Con su padre y hasta con su abuelo materno debió de haber aprendido los rudimentos del arte que lo subyugaría, pero se formó musicalmente con el francés Carlos Guigou (composición y armonía), el güimarero Domingo Crisanto Delgado (piano), los portugueses José y Manuel Núñez (violín y violonchelo) y José Olivera y José Darmanin (otros instrumentos). No tardó en sobresalir en el ambiente musical lagunero del XIX, de muy acentuados y curiosos perfiles, pues difícilmente se hallaba en la ciudad quien se tuviera por alguien y no supiera rascar las cuerdas de un violín, viola o violonchelo, dejara escapar por puertas o ventanas sonoros gorgoritos (y algún gallo) o pulsara con mayor o menor fortuna las teclas de órganos, clavecines, clavicordios o pianofortes; que los pianos vinieron después.

Sus singulares dotes artísticas aconsejaron que prosiguiera estudios en el Real Conservatorio de Madrid, donde tuvo como principales maestros, entre otros, al logroñés Pedro Albéniz, de Piano, y a los catalanes Baltasar Saldoni i Remendo, en canto, y Ramón Carnicer y Batlle –que había sido raptado en 1827 por orden de Fernando VII y conducido preso a la corte para que pusiera orden en el desbarajuste de los teatros de música madrileños, y allí se quedó–, de composición y armonía. Eugenio ingresó en 1843 y se hospedó con varios canarios más en una casa de la calle del Olivo, en el corazón del viejo Madrid. Asegura Ortiz-Armengol que Pérez Galdós también vivió en ella algún tiempo.

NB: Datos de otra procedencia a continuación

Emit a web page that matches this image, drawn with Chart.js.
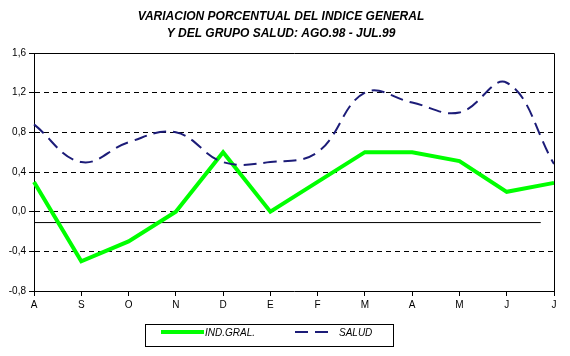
<!DOCTYPE html>
<html><head><meta charset="utf-8">
<script src="https://cdn.jsdelivr.net/npm/chart.js@4"></script>
<style>html,body{margin:0;padding:0;background:#fff}#wrap{width:570px;height:356px}</style>
</head><body><div id="wrap"><canvas id="c" width="570" height="356"></canvas></div>
<script>
const titleLines = ["VARIACION PORCENTUAL DEL INDICE GENERAL", "Y DEL GRUPO SALUD: AGO.98 - JUL.99"];
const categories = ["A","S","O","N","D","E","F","M","A","M","J","J"];
const indGral = [0.3,-0.5,-0.3,0.0,0.6,0.0,0.3,0.6,0.6,0.51,0.2,0.29];
const salud = [0.88,0.5,0.7,0.8,0.5,0.5,0.6,1.2,1.1,1.0,1.3,0.48];
const refLineY = -0.11;
const refLineX = [0, 10.72];
const yTicks = [-0.8,-0.4,0.0,0.4,0.8,1.2,1.6];
const seriesNames = ["IND.GRAL.","SALUD"];

const FONT = "'Liberation Sans', Arial, sans-serif";

const overlay = {
  id:'overlay',
  afterDraw(chart){
    const ctx = chart.ctx, a = chart.chartArea;
    ctx.save();
    ctx.strokeStyle='#000'; ctx.lineWidth=1; ctx.setLineDash([]);
    ctx.beginPath();
    ctx.moveTo(a.left, a.top+0.5); ctx.lineTo(a.right+0.5, a.top+0.5);
    ctx.lineTo(a.right+0.5, a.bottom);
    ctx.stroke();
    // title
    ctx.fillStyle='#000';
    ctx.font = "italic bold 12px " + FONT;
    ctx.textAlign='center'; ctx.textBaseline='middle';
    ctx.fillText(titleLines[0], 281, 17);
    ctx.fillText(titleLines[1], 281, 34);
    // legend
    ctx.lineWidth=1;
    ctx.strokeRect(145.5, 324.5, 248, 22);
    const ds = chart.data.datasets;
    ctx.strokeStyle = ds[0].borderColor; ctx.lineWidth = ds[0].borderWidth;
    ctx.beginPath(); ctx.moveTo(161,332); ctx.lineTo(204,332); ctx.stroke();
    ctx.strokeStyle = ds[1].borderColor; ctx.lineWidth = ds[1].borderWidth;
    ctx.setLineDash(ds[1].borderDash);
    ctx.beginPath(); ctx.moveTo(295,332); ctx.lineTo(333,332); ctx.stroke();
    ctx.setLineDash([]);
    ctx.fillStyle='#000';
    ctx.font = "italic 10px " + FONT;
    ctx.textAlign='left';
    ctx.fillText(seriesNames[0], 205, 333);
    ctx.fillText(seriesNames[1], 339, 333);
    ctx.restore();
  }
};

new Chart(document.getElementById('c'), {
  type:'line',
  data:{
    labels:categories,
    datasets:[
      {label:seriesNames[0], data:indGral, borderColor:'#00ff00', borderWidth:4, pointRadius:0, tension:0, fill:false, borderJoinStyle:'miter', order:2},
      {label:seriesNames[1], data:salud, borderColor:'#1c1c78', borderWidth:2, borderDash:[13,7], pointRadius:0, tension:0.4, fill:false, order:1},
      {label:'ref', xAxisID:'xl', data:[{x:refLineX[0],y:refLineY},{x:refLineX[1],y:refLineY}], borderColor:'#000', borderWidth:1, pointRadius:0, fill:false, order:3}
    ]
  },
  options:{
    responsive:false, animation:false, devicePixelRatio:1,
    layout:{padding:{left:0,top:53,right:16,bottom:0}},
    plugins:{legend:{display:false}, title:{display:false}, tooltip:{enabled:false}},
    scales:{
      x:{
        type:'category', offset:false,
        grid:{drawOnChartArea:false, drawTicks:true, tickLength:5, tickColor:'#000', color:'#000'},
        border:{display:true, color:'#000', width:1},
        ticks:{color:'#000', font:{family:FONT, size:10}, padding:3, maxRotation:0, autoSkip:false},
        afterFit(s){ s.height = 65; }
      },
      xl:{type:'linear', min:0, max:11, display:false},
      y:{
        min:-0.8, max:1.6,
        afterBuildTicks(s){ s.ticks = yTicks.map(v=>({value:v})); },
        grid:{
          color:(c)=> (c.tick && (Math.abs(c.tick.value-1.6)<1e-6 || Math.abs(c.tick.value+0.8)<1e-6)) ? 'rgba(0,0,0,0)' : '#000',
          lineWidth:1, drawTicks:true, tickLength:5, tickColor:'#000', tickBorderDash:[]
        },
        border:{display:true, color:'#000', width:1, dash:[5,4]},
        ticks:{color:'#000', font:{family:FONT, size:10}, padding:3,
          callback:(v)=> Number(v).toFixed(1).replace('.',',')},
        afterFit(s){ s.width = 34; }
      }
    }
  },
  plugins:[overlay]
});
</script></body></html>
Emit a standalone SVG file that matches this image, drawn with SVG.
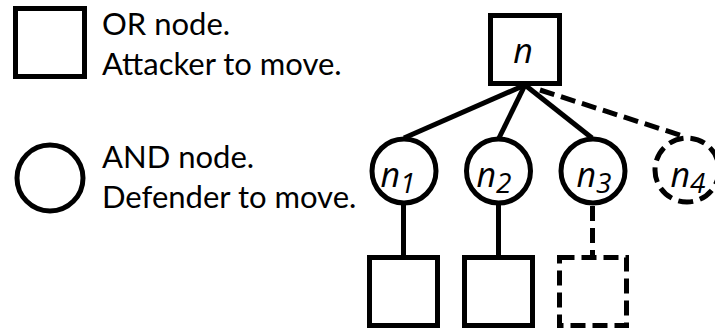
<svg xmlns="http://www.w3.org/2000/svg" width="715" height="332" viewBox="0 0 715 332">
  <style>
    .shape { fill: #ffffff; stroke: #000000; stroke-width: 5; }
    .dash { stroke-dasharray: 15 7; }
    .edge { fill: none; stroke: #000000; stroke-width: 5; }
    .legend { font-family: Lato, "Liberation Sans", sans-serif; font-size: 31px; fill: #000000; }
    .label { font-family: "Open Sans", "Liberation Sans", sans-serif; font-style: italic; font-size: 34px; fill: #000000; text-anchor: middle; }
    .sub { font-size: 28px; }
  </style>
  <rect width="715" height="332" fill="#ffffff"/>

  <!-- Legend -->
  <g id="legend-or">
    <rect class="shape" x="15.5" y="8.5" width="69" height="68" stroke-width="4.5"/>
    <text class="legend" x="102" y="35">OR node.</text>
    <text class="legend" x="102" y="75">Attacker to move.</text>
  </g>
  <g id="legend-and">
    <circle class="shape" cx="50" cy="178" r="33" stroke-width="4"/>
    <text class="legend" x="102" y="168">AND node.</text>
    <text class="legend" x="102" y="208">Defender to move.</text>
  </g>

  <!-- Connectors -->
  <g id="connectors">
    <line class="edge" x1="525" y1="85" x2="404" y2="138"/>
    <line class="edge" x1="525" y1="85" x2="499" y2="138"/>
    <line class="edge" x1="525" y1="85" x2="592" y2="138"/>
    <line class="edge dash" x1="540" y1="90" x2="686" y2="137"/>
    <line class="edge" x1="403.5" y1="204" x2="403.5" y2="258"/>
    <line class="edge" x1="498.5" y1="204" x2="498.5" y2="258"/>
    <line class="edge dash" x1="592.5" y1="206" x2="592.5" y2="258"/>
  </g>

  <!-- Tree nodes -->
  <g id="n">
    <rect class="shape" x="490.5" y="15.5" width="69" height="68"/>
    <text class="label" x="523" y="63">n</text>
  </g>
  <g id="n1">
    <circle class="shape" cx="404" cy="171" r="32" stroke-width="4.5"/>
    <text class="label" x="398" y="187">n<tspan class="sub" dy="6">1</tspan></text>
  </g>
  <g id="n2">
    <circle class="shape" cx="498.5" cy="171" r="32" stroke-width="4.5"/>
    <text class="label" x="494" y="187">n<tspan class="sub" dy="6">2</tspan></text>
  </g>
  <g id="n3">
    <circle class="shape" cx="593" cy="171" r="32" stroke-width="4.5"/>
    <text class="label" x="594" y="187">n<tspan class="sub" dy="6">3</tspan></text>
  </g>
  <g id="n4">
    <circle class="shape dash" cx="687" cy="170" r="32" stroke-width="4.5"/>
    <text class="label" x="688" y="187">n<tspan class="sub" dy="6">4</tspan></text>
  </g>
  <g id="c1">
    <rect class="shape" x="369.5" y="257.5" width="68" height="68"/>
  </g>
  <g id="c2">
    <rect class="shape" x="464.5" y="257.5" width="68" height="68"/>
  </g>
  <g id="c3">
    <rect class="shape dash" x="559.5" y="257.5" width="67" height="68"/>
  </g>
</svg>
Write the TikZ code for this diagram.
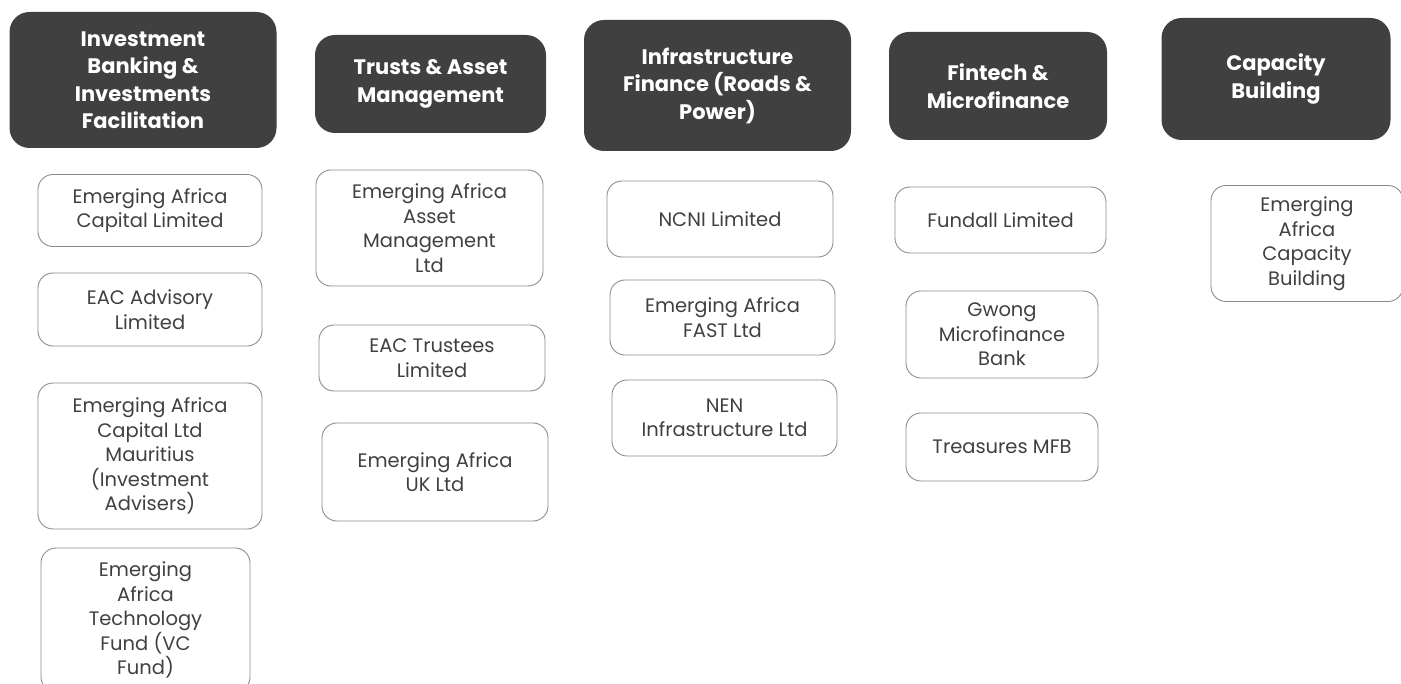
\documentclass[tikz,border=0pt]{standalone}
\usepackage{fontspec}
\setmainfont{Poppins}
\usepackage{xcolor}
\usetikzlibrary{positioning}
\definecolor{headgray}{HTML}{404040}
\definecolor{subline}{HTML}{8C8C8C}
\definecolor{subtext}{HTML}{404040}

\begin{document}
\begin{tikzpicture}[
    x=1pt,y=-1pt,
    head/.style={fill=headgray,rounded corners=20pt,align=center,inner sep=0pt,
      text=white,font=\fontsize{21}{27.5}\selectfont\bfseries},
    sub/.style={draw=subline,line width=0.9pt,rounded corners=15pt,align=center,inner sep=0pt,
      text=subtext,font=\fontsize{19.5}{24.5}\selectfont}
  ]
    \useasboundingbox (0,0) rectangle (1401,684);
    \clip (0,0) rectangle (1401,684);

    % business lines
    \node[head,minimum width=267pt,minimum height=136pt] (ib) at (143,80) {Investment\\Banking \&\\Investments\\Facilitation};
    \node[head,minimum width=231pt,minimum height=98pt] (trust) at (430.5,84) {Trusts \& Asset\\Management};
    \node[head,minimum width=267pt,minimum height=131pt] (infra) at (717.5,85.5) {Infrastructure\\Finance (Roads \&\\Power)};
    \node[head,minimum width=218pt,minimum height=108pt] (fin) at (998,86) {Fintech \&\\Microfinance};
    \node[head,minimum width=229pt,minimum height=122pt] (cap) at (1276,79) {Capacity\\Building};

    % investment banking
    \node[sub,minimum width=224pt,minimum height=72pt] (eacl) at (150,210.5) {Emerging Africa\\Capital Limited};
    \node[sub,minimum width=224pt,minimum height=73pt] (adv) at (150,309.5) {EAC Advisory\\Limited};
    \node[sub,minimum width=224pt,minimum height=146pt] (maur) at (150,456) {Emerging Africa\\Capital Ltd\\Mauritius\\(Investment\\Advisers)};
    \node[sub,minimum width=209pt,minimum height=144pt] (tech) at (145.5,620) {Emerging\\Africa\\Technology\\Fund (VC\\Fund)};

    % trusts
    \node[sub,minimum width=227pt,minimum height=116pt] (asset) at (429.5,228) {Emerging Africa\\Asset\\Management\\Ltd};
    \node[sub,minimum width=226pt,minimum height=66pt] (trustees) at (432,358) {EAC Trustees\\Limited};
    \node[sub,minimum width=226pt,minimum height=98pt] (uk) at (435,472) {Emerging Africa\\UK Ltd};

    % infrastructure
    \node[sub,minimum width=226pt,minimum height=76pt] (ncni) at (720,219) {NCNI Limited};
    \node[sub,minimum width=225pt,minimum height=75pt] (fast) at (722.5,317.5) {Emerging Africa\\FAST Ltd};
    \node[sub,minimum width=225pt,minimum height=76pt] (nen) at (724.5,418) {NEN\\Infrastructure Ltd};

    % fintech
    \node[sub,minimum width=211pt,minimum height=66pt] (fundall) at (1000.5,220) {Fundall Limited};
    \node[sub,minimum width=192pt,minimum height=87pt] (gwong) at (1002,334.5) {Gwong\\Microfinance\\Bank};
    \node[sub,minimum width=192pt,minimum height=68pt] (treas) at (1002,447) {Treasures MFB};

    % capacity building
    \node[sub,minimum width=192pt,minimum height=116pt] (eacb) at (1307,243.5) {Emerging\\Africa\\Capacity\\Building};
\end{tikzpicture}
\end{document}
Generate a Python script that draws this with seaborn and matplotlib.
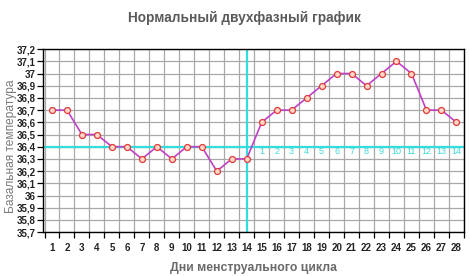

El joven compositor no tardó en verse inmerso en el mundillo artístico de la villa coronada. Su nombre empezó a sonar como promesa firme. Una “Salve” a dos coros y orquesta, que uno de sus profesores, el maestro Aguado, le había prescrito como ejercicio, fue estrenada el 31 de mayo de 1845 en la parroquia madrileña de San Marcos, a rebosar de músicos encabezados por los profesores Mendizábal, Alvizua, Aguirre, Eslava –quien, después de oír la obra, comentó: “No hay en Madrid tres que escriban música como este joven”–, Carnicer, Albéniz y otros, así como compañeros y amigos, y notable número de fieles. Interminables le parecieron a Eugenio los agasajos con que lo colmaron al término de la audición. Hasta un banquete en su honor le ofrecieron.

De la mano del violinista Agostino Robbio, discípulo predilecto de Paganini, que era buen conocedor de Tenerife, visitó en su palacio a los príncipes de Carini, los La Grua-Talamanca, uno de cuyos ascendientes cercanos, el marqués de Braciforte, había sido comandante general de Canarias entre 1784 y 1789. Entusiasmados con la música del tinerfeño, los Carini decidieron acogerlo bajo su protección, para que continuara estudios y se perfeccionara en el Conservatorio de San Carlo de Nápoles, considerado, si no el de mayor prestigio de Europa en su tiempo, sí de los de más alto rango. A finales de diciembre de 1845, Domínguez Guillén partía lleno de ilusión, por vía marítima desde Barcelona, hacia el todavía reino de Nápoles–Dos Sicilias.

En la ciudad del Vesubio continuó formándose el artista lagunero al tiempo que componía y estrenaba obra propia –sabemos que fueron interpretadas con éxito varias romanzas suyas en el teatro de San Carlo, y que escribió valses y otras piezas musicales y empezó una ópera–, hasta que cayó enfermo de tisis cuando aun no habían transcurrido seis meses de su llegada a Italia. El mal lo invadió con saña, avanzaba sin aparente remedio y sin poder atajarlo. Decidió entonces, desesperadamente, regresar a su tierra. Abandonó Nápoles a finales de octubre de 1846. Se encontraba en Cádiz el 4 de noviembre, a la espera de un vapor en el que volver a las islas. Pero, al agravarse el estado de salud, fue trasladado al sanatorio antituberculoso de Puerto Real, donde falleció el 1 de diciembre.

¿Se traía consigo Eugenio Domínguez Guillén sus partituras? Si fue así, cabe preguntarnos dónde estarán, si olvidadas en algún archivo, biblioteca o centro artístico, cultural o sanitario gaditanos o si, como solía hacerse por entonces cuando moría un tuberculoso, fueron arrojadas al fuego con los demás enseres, para evitar el contagio. En su tierra natal se conservan varias de la etapa preitaliana, cuyos originales parecen por ahora también extraviados, pero la musicóloga Lola de la Torre los pudo fotocopiar cuando redactaba su opúsculo de 1980 y se encuentran en su legado del Museo Canario de Las Palmas. De esas reproducciones se tendría que echar mano si se quiere interpretar de nuevo la música de este malogrado compositor lagunero en el cercano mes de diciembre, como antesala de la conmemoración en 2022 del segundo centenario de su nacimiento.